The corresponding distances are:

 1.2    .     . 
  .     .    2.3
  .    6.1    . 

So, the smallest distance is located in the left top corner. As a result we take the value from the left top corner of the matrix V (this value is 1.1).

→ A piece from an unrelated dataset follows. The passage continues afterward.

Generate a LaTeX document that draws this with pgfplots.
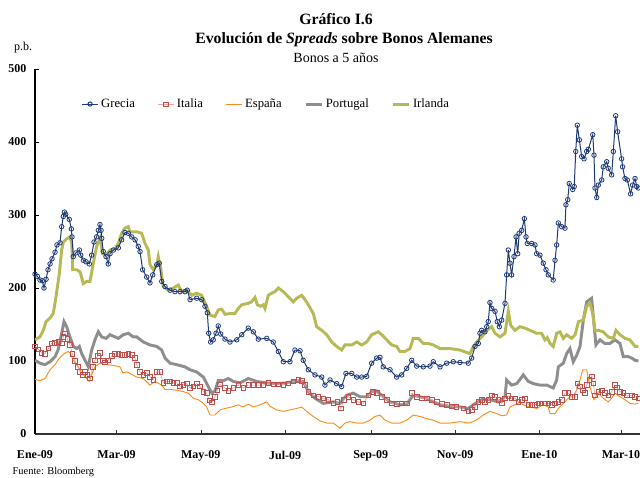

This is how we found the value of (0,1) element of the output matrix. We do the same procedure for all possible combination of indexes (in total we have 3 x 3 = 9) combinations. For some combination we cannot find any value, in this case we set value equal to nan.

Answer 1

Here's a vectorized approach using broadcasting -

# Get mask of matching elements against the iterators
m,n = I.shape
Imask = I == np.arange(m)[:,None,None,None]
Jmask = J == np.arange(n)[:,None,None]

# Get the mask of intersecting ones
mask = Imask & Jmask

# Get D intersection masked array
Dvals = np.where(mask,D,np.inf)

# Get argmin along merged last two axes. Index into flattened V for final o/p
out = V.ravel()[Dvals.reshape(m,n,-1).argmin(-1)]

Sample input, output -

In [136]: I = np.array([[0,1,2],[1,1,0],[0,0,2]])
     ...: J = np.array([[1,1,1],[1,2,1],[0,1,0]])
     ...: D = np.array([[1.2, 3.4, 2.2],[2.2, 4.3, 2.3],[7.1, 6.1, 2.7]])
     ...: V = np.array([[1.1 , 8.1, 9.1],[3.1, 7.1, 2.1],[0.1, 5.1, 3.1]])
     ...: 

In [144]: out
Out[144]: 
array([[ 0.1,  1.1,  1.1], # To verify : v[0,1] = 1.1
       [ 1.1,  3.1,  7.1],
       [ 3.1,  9.1,  1.1]])